Constructor parameters

Parameter Type Default Description
repo str (required) Path to the bare git repository
ref str None Branch name, tag name, or commit SHA. Defaults to the repo's current (HEAD) branch
back int 0 Number of ancestor commits to walk back (time-travel)
readonly bool False Block all write operations, even on branches

Read-only mode

Pass readonly=True to prevent accidental writes:

fs = fsspec.filesystem("vost", repo="lab.git", ref="main", readonly=True)
fs.cat("/data.csv")           # works
fs.pipe_file("/x", b"nope")   # raises PermissionError

Tags and detached commits (bare SHA refs) are always read-only regardless of this flag.

Write semantics

Each write operation (pipe_file, open("wb"), rm) creates a new git commit and advances the filesystem's internal snapshot. This matches vost's core design where every mutation is a commit.

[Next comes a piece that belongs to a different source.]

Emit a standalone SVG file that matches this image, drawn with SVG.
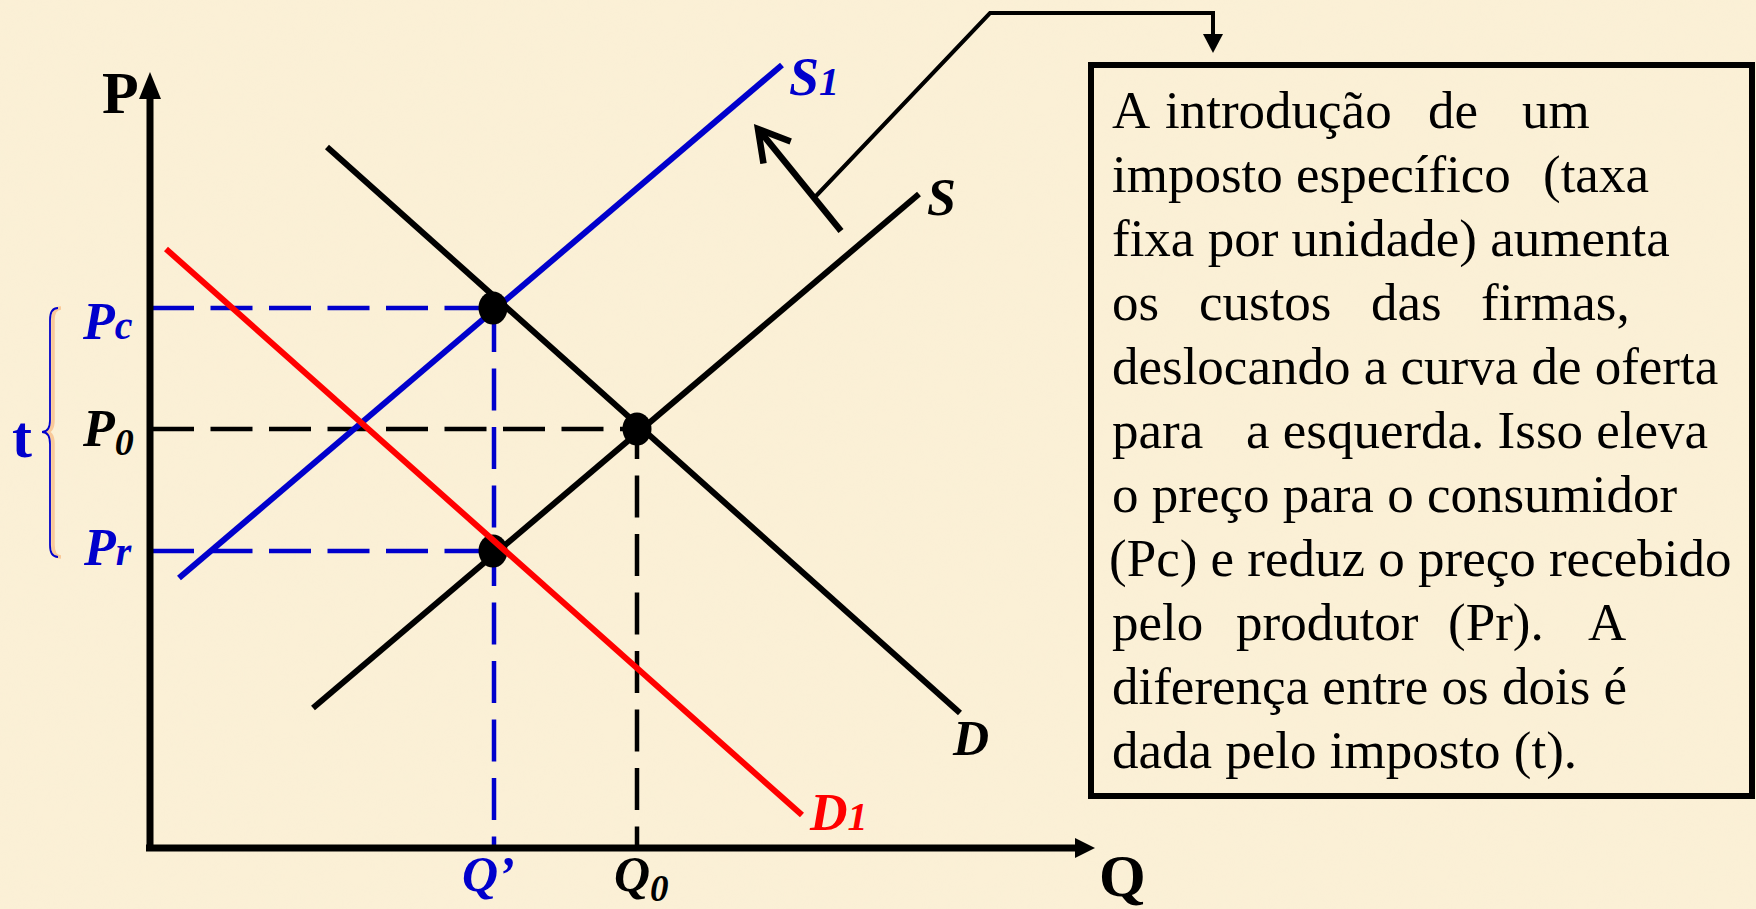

mkdir and mkdirs are no-ops — git does not track empty directories.

Limitations

  • No append mode — only "rb" and "wb" are supported.
  • No concurrent writers — the adapter holds a single FS snapshot. Concurrent write calls from different threads or processes may raise StaleSnapshotError.
  • Python only — fsspec is a Python abstraction. Other languages have analogous ecosystems (Rust: object_store, JVM: Hadoop FileSystem, C++: Arrow FileSystem) but these are not currently implemented.